Hong Kong's status threatened by poor customer service, survey says
The city's leading brands must improve how they treat clients, influential luxury survey says
Luxury consumption is predicted to stabilise next year but if Hong Kong wants to retain its place as a high-end global shopping hub in the long run, it should improve the level of its customer services, according to the latest China Luxury Forecast by Ruder Finn and Ipsos.
After a decline in luxury consumption last year, mainland consumers said they would maintain their spending levels on watches, bags, jewellery and shoes in the coming year and spend even more on apparel and beauty. Hong Kong consumers said they would maintain the same spending on all products.

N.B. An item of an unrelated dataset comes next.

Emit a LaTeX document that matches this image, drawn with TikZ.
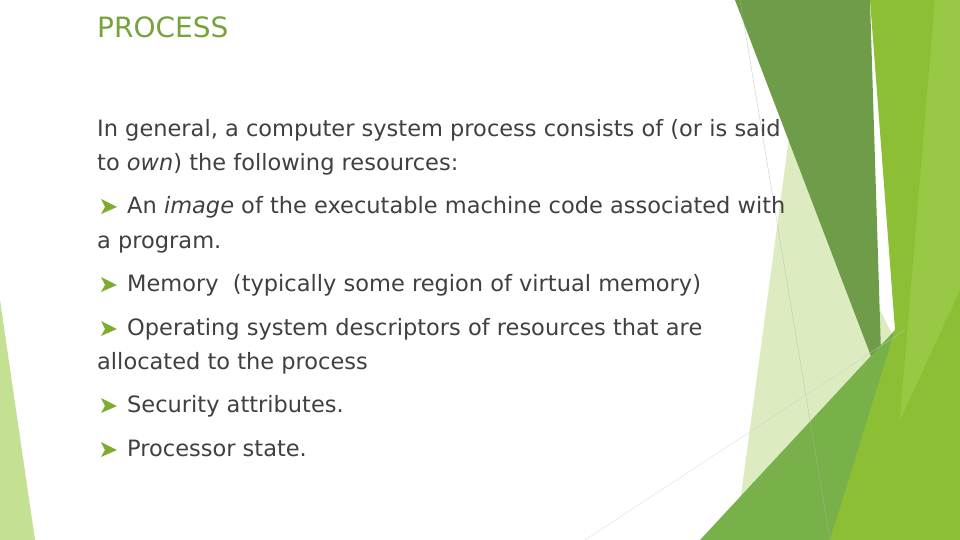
\documentclass[tikz,border=0pt]{standalone}
\usepackage{fontspec}
\setmainfont{DejaVu Sans}
\usepackage{tikz}
\definecolor{darkleaf}{HTML}{6E9C48}
\definecolor{paleleaf}{HTML}{DCEBC0}
\definecolor{midleaf}{HTML}{78B04A}
\definecolor{brightleaf}{HTML}{8CBF34}
\definecolor{lightleaf}{HTML}{9CCB4A}
\definecolor{titlegreen}{HTML}{76A33A}
\definecolor{bodygray}{HTML}{404040}
\tikzset{
  line/.style={anchor=base west, inner sep=0pt, font=\fontsize{22.5}{26}\selectfont, text=bodygray},
  bulletmark/.style={fill=brightleaf!90!black}
}
\begin{document}
\begin{tikzpicture}[x=1pt,y=-1pt]
\useasboundingbox (0,0) rectangle (960,540);
% background shapes
\fill[paleleaf] (790,130) -- (900,350) -- (850,540) -- (735,540) -- cycle;
\fill[darkleaf] (735,0) -- (870,0) -- (882,385) -- cycle;
\fill[midleaf] (700,540) -- (895,330) -- (960,540) -- cycle;
\fill[brightleaf] (870,0) -- (960,0) -- (960,540) -- (830,540) -- (895,330) -- cycle;
\fill[lightleaf, opacity=0.8] (935,0) -- (960,0) -- (960,290) -- (900,420) -- cycle;
\fill[lightleaf, opacity=0.6] (0,300) -- (35,540) -- (0,540) -- cycle;
\draw[gray!60, very thin] (740,0) -- (830,540);
\draw[gray!40, very thin] (585,540) -- (905,330);
% title
\node[anchor=base west, inner sep=0pt, font=\fontsize{28}{32}\selectfont, text=titlegreen] (title) at (97,38) {PROCESS};
% intro
\node[line] (intro1) at (97,137) {In general, a computer system process consists of (or is said};
\node[line] (intro2) at (97,171) {to \textit{own}) the following resources:};
% items
\foreach \y/\txt [count=\i] in {213/{An \textit{image} of the executable machine code associated with},
  291/{Memory\ \ (typically some region of virtual memory)},
  335/{Operating system descriptors of resources that are},
  412/{Security attributes.},
  456/{Processor state.}}{
  \fill[bulletmark] (101,\y-14) -- (117,\y-6) -- (101,\y+1) -- (105,\y-6) -- cycle;
  \node[line] (item\i) at (127,\y) {\txt};
}
\node[line] (item1b) at (97,248) {a program.};
\node[line] (item3b) at (97,369) {allocated to the process};
\end{tikzpicture}
\end{document}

The joint study surveyed over 1,800 people - 300 from Hong Kong and the rest from the mainland across tier-1 to tier-3 cities - about their past and expected luxury spending habits for the coming year. Average annual household income of Hong Kong respondents was HK$970,000, and 290,000 yuan (HK$366,000) for mainland respondents.
"A large percentage of customers are exceedingly unhappy with the services. Consumption is not really growing. It's kind of flat but the brands are not doing themselves a favour," Ipsos executive director Simon Tye said.

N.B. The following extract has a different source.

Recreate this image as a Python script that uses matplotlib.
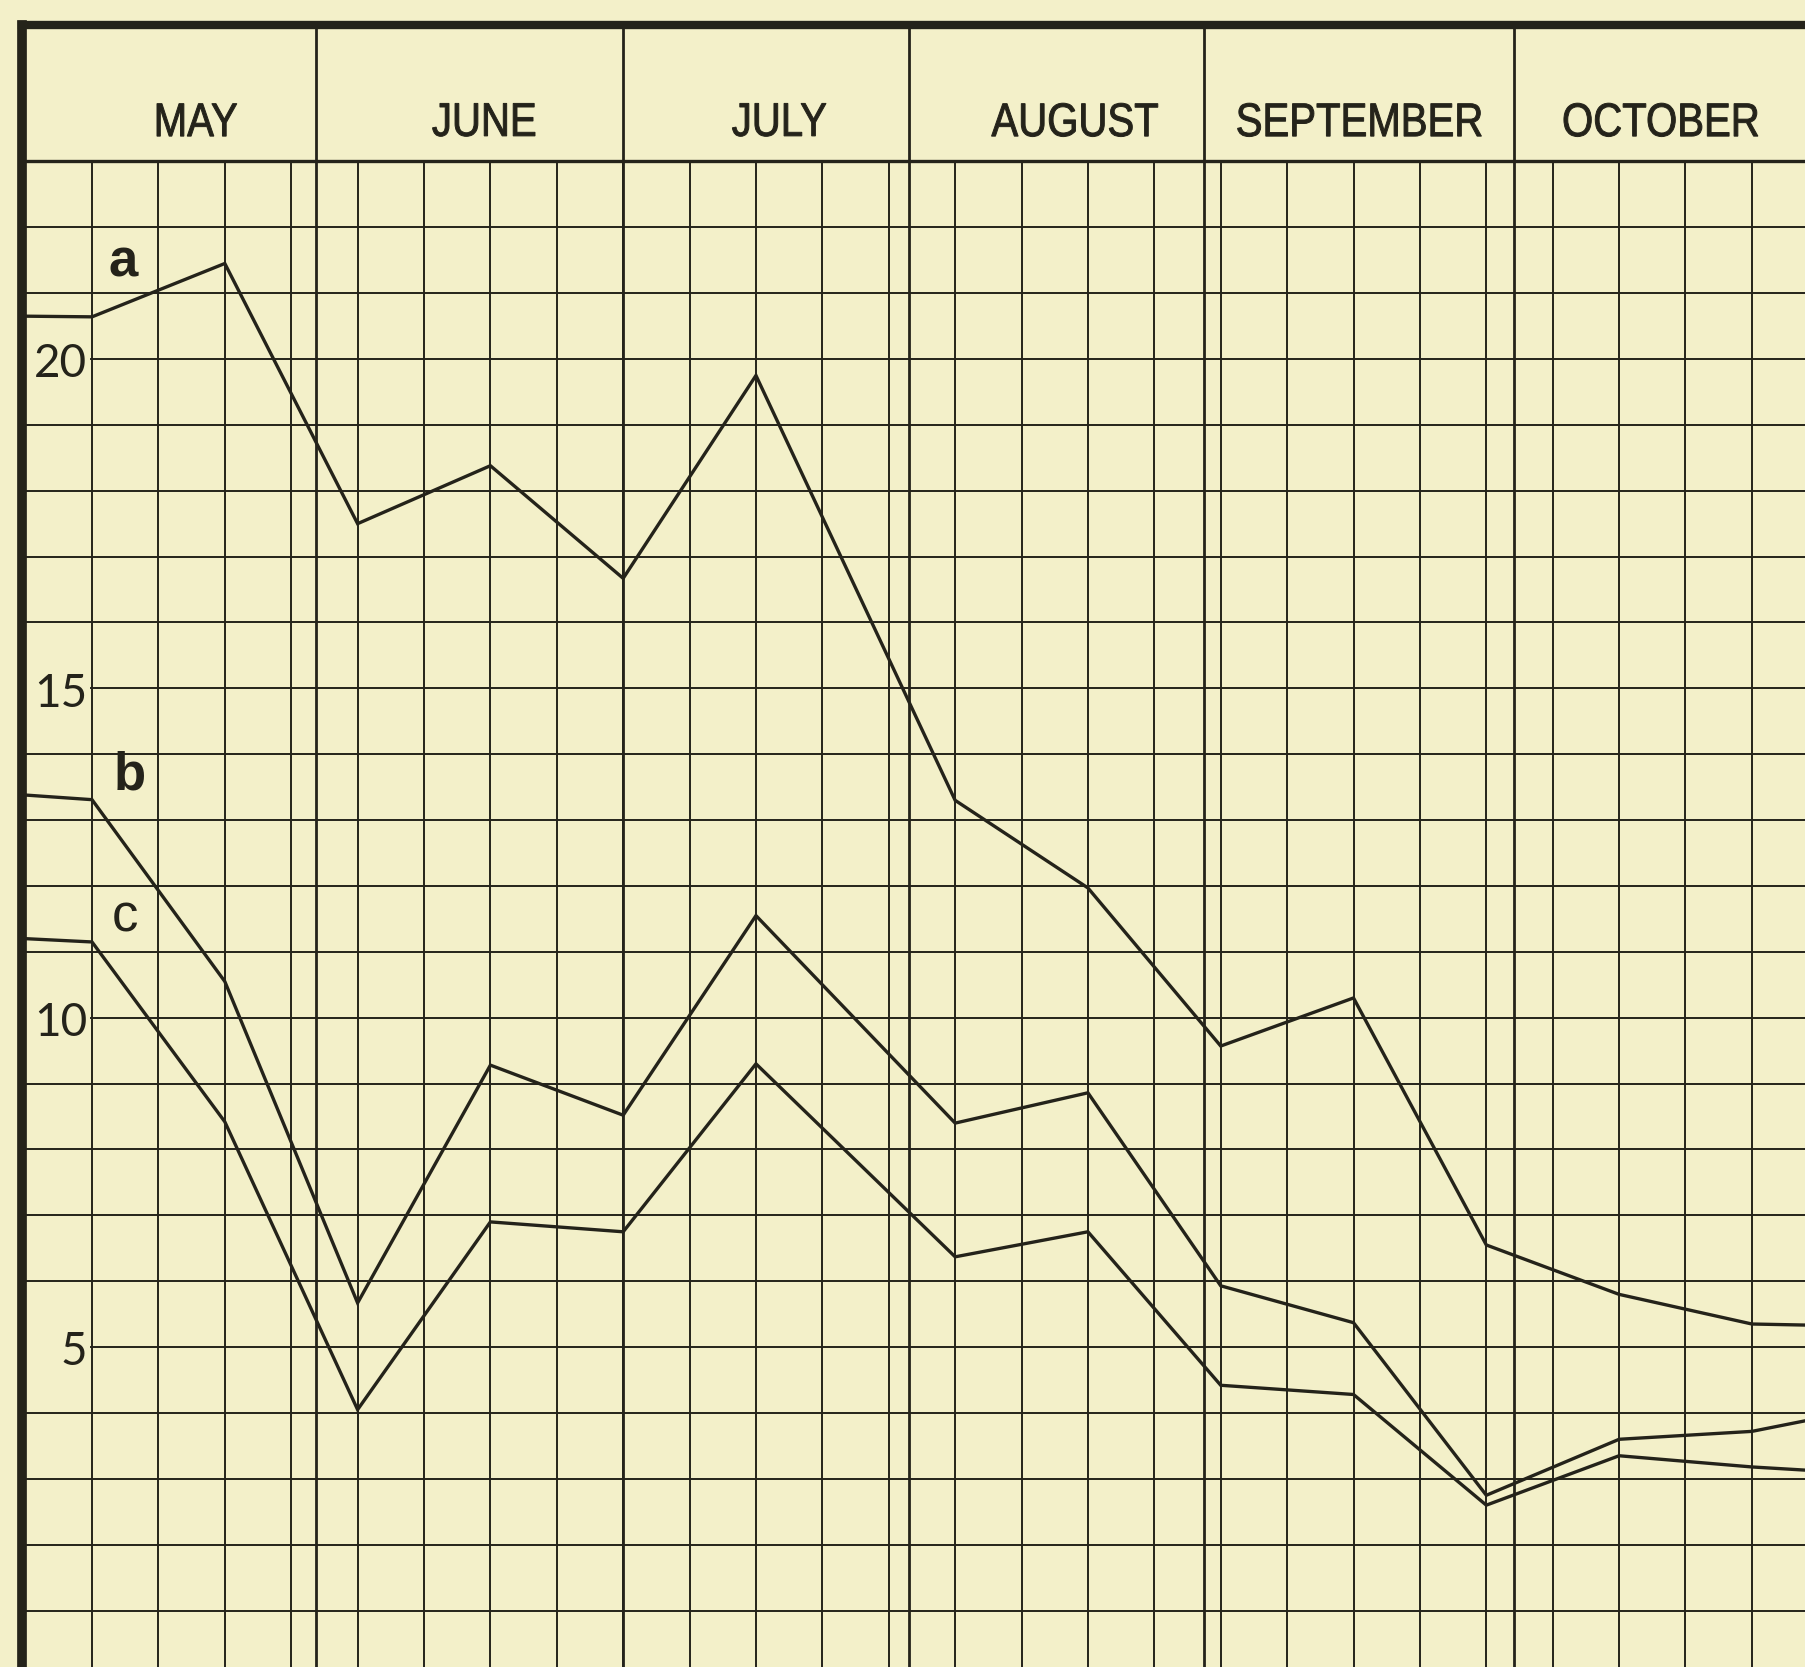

Although price was a factor, mainland customers primarily attributed their decision to shop overseas to poor customer service and staff competence in their home country. Ninety-two per cent of mainland consumers were unhappy with services in China .
Forty-five per cent felt that service advisers were not knowledgeable while 40 per cent complained about customer services and said matters were not resolved in a satisfactory manner.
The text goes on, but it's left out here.